The award is sponsored by the Takeda Foundation, a Japanese group dedicated to promoting engineering as a tool for improving society. The Foundation is run by leading Japanese academics and business leaders, and it counts MIT Dean of Engineering Thomas L. Magnanti as an advisor.

In 1990, Stallman was awarded a $240,000 fellowship by the John D. and Catherine T. MacArthur Foundation, often known as a “genius grant.”

Stallman known for free software

Stallman has been recognized for his work leading the GNU operating system development project, and for starting the free software movement. GNU is an acronym for “GNU’s Not Unix,” a reference to the fact that the popular Linux operating systems actually operate off of GNU.
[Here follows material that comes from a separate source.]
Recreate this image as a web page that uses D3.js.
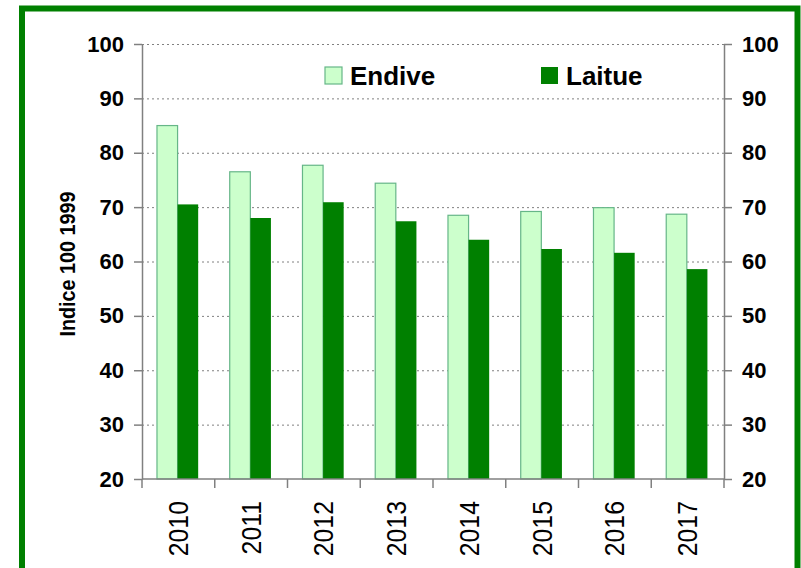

The GNU project began in 1984 when Stallman resigned his position at MIT’s Artificial Intelligence Laboratory to develop a free Unix-like operating system by piecing together freely available software programs, and writing those components that were needed.

He later founded the Free Software Foundation, and Stallman said he firmly believes that people “deserve the freedom to use and modify software” for any purpose and to “make software do what they want.” Commercial software, he believes, “undermines democracy” while free software provides people with the choices needed for a true democracy.

Stallman hopes that software companies will eventually shift their source of income to custom software, support, and custom installations rather than proprietary software. “It is not impossible to make money from free software,” Stallman said.

While advocating free software, Stallman has been actively contributing to the free software community. His invaluable contributions include Emacs, the omnipresent text editor, and the C programming language compiler for GNU.

Stallman critical of MIT policies

Stallman also expressed his negative views on MIT’s compliance with the ideals of the Free Software Foundation. “MIT never made a commitment to release free software,” Stallman said. “MIT gets software patents that prohibit free software.”